My Comments: Arguments about being debt free have been with us forever. For those of you who understand economics and finance, there’s a need to differentiate between debt as a micro-economic vs macro-economic issue.
On a personal level, the micro-economic level, we live finite lives. What we owe or don’t owe, significantly influences how we live our lives and the level of pleasure we get from being alive.
On the macro level, there is no finite time frame. Debt still influences how we live our lives, but it’s hardly ever personal. Yes, our tax bills might be higher, both at the local and national level, but at a day-to-day level, our lives are not noticeably different.
To the extent we want the lives of our children and grandchildren to be happy and rewarding lives, we do need to pay attention to the Federal deficit. That means the amount we owe others for the money spent by the Federal government. It happens at the State level too, but that’s beyond the scope of these comments.
One flaw in what follows from Ms. Rampell is her suggestion that more people signing up for Social Security and Medicare increases spending. Not necessarily. By law, Social Security cannot contribute to the federal deficit, because it can only pay benefits from its trust funds.
Don’t let the fiscal hawks persuade you that paying Social Security benefits contributes to the macro-economic debt of the United States.
By Catherine Rampell \ The Washington Post Oct 17, 2019
The GOP’s fiscal hawks have finally flown the coop.
Last week, the Congressional Budget Office released its latest estimate for the federal budget deficit for the fiscal year that just ended. Lo and behold, the deficit likely reached nearly $1 trillion — $984 billion, to be precise.
This was the largest annual deficit in both raw dollar terms and as a share of the economy since 2012, when we were still recovering from the aftermath of the financial crisis and ensuing Great Recession. It was also a huge jump from where it was when President Trump first took office; the deficit is up by 26% since fiscal 2018 and a whopping 48% since 2017.
This is not what either Trump or others in his party told us to expect under Republican leadership. For years, the GOP cast itself as the party of fiscal responsibility, fighting tooth and nail against virtually any Obama-era expense even when the struggling economy desperately needed more fiscal stimulus.
When he ran for president in 2016, Trump promised to not only shrink deficits but to actually eliminate the entire federal debt — that is, to pay down all the accumulated deficits we’ve had over the years, which now add up to about $23 trillion.
The King of Debt’s promise to wipe out government debt was always nonsense. But reducing deficits? That seemed at least theoretically possible.
We’re more than a decade into an economic expansion, after all. For most of the postwar period, when unemployment was low, budget deficits fell or even flipped into surpluses.

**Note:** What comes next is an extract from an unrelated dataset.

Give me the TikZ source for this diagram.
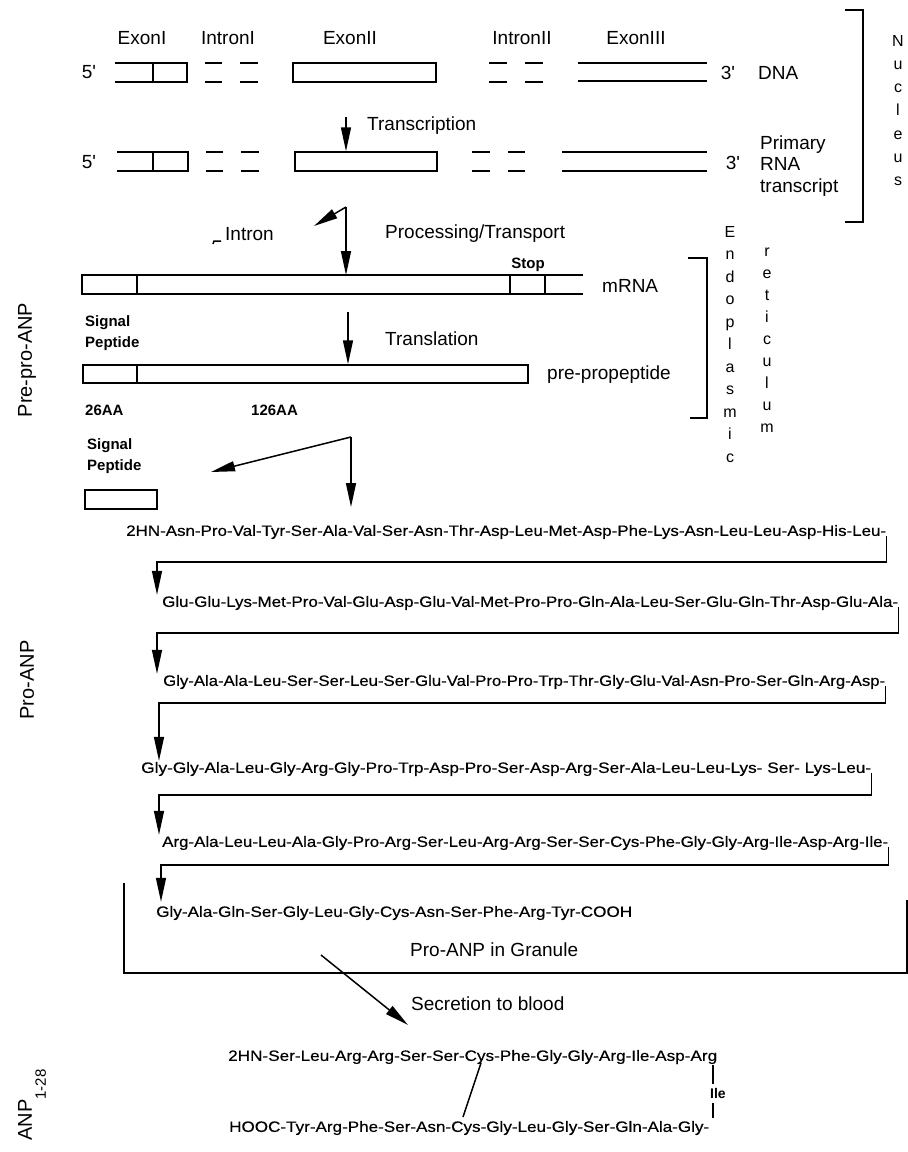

That’s because a strong economy usually means much stronger tax revenue. It also typically means less need for safety-net services such as food stamps or unemployment benefits, and therefore less overall government spending.
In the past few years, though, the health of the economy and the health of the budget have decoupled. In fact, fiscal 2019 was the fourth consecutive year in which the deficit increased as a percentage of the economy, despite falling unemployment.
So what went wrong?
To be fair, the country is aging. That means more Americans enrolling in Social Security and Medicare, which of course swells spending.
But even aside from this demographic change, our political leaders, corralled by Trump, have made things appreciably worse through their policy choices.
A political leader who’s serious about curbing budget deficits would propose actual fixes — including unpopular or painful ones, such as spending cuts or tax hikes. Instead, Trump decided
to go on a tax-cut-and-spending- hike spree. He wished away the predictable deficit consequences with promises of turbocharged growth that hasn’t materialized.
We had a brief sugar high in growth last year. Now we’re reverting to annual rates in the mid-2% range, which is still respectable. Because Republicans slashed tax rates, though, Treasury coffers haven’t benefited much from the continued expansion.
Even rising tariff revenue — which, despite Trump’s claims to the contrary, are taxes paid by Americans — won’t make up the difference. In other words: No, tax cuts aren’t paying for themselves. The CBO estimated that the GOP tax cut would actually leave deficits over the next decade nearly $2 trillion larger than they would have otherwise been had the tax system stayed the same.
Meanwhile, federal spending has grown — and not just on the growing legions of elderly Americans. Defense and other areas of discretionary spending have also shot up under Trump’s presidency. So have interest payments on the debt, even as interest rates have fallen.
There’s nary a peep about any of these trends from politicians of either party. Don’t expect one anytime soon— at least not until there’s a Democrat back in the White House, when we can expect all those Republican fiscal hawks to abruptly fly back home.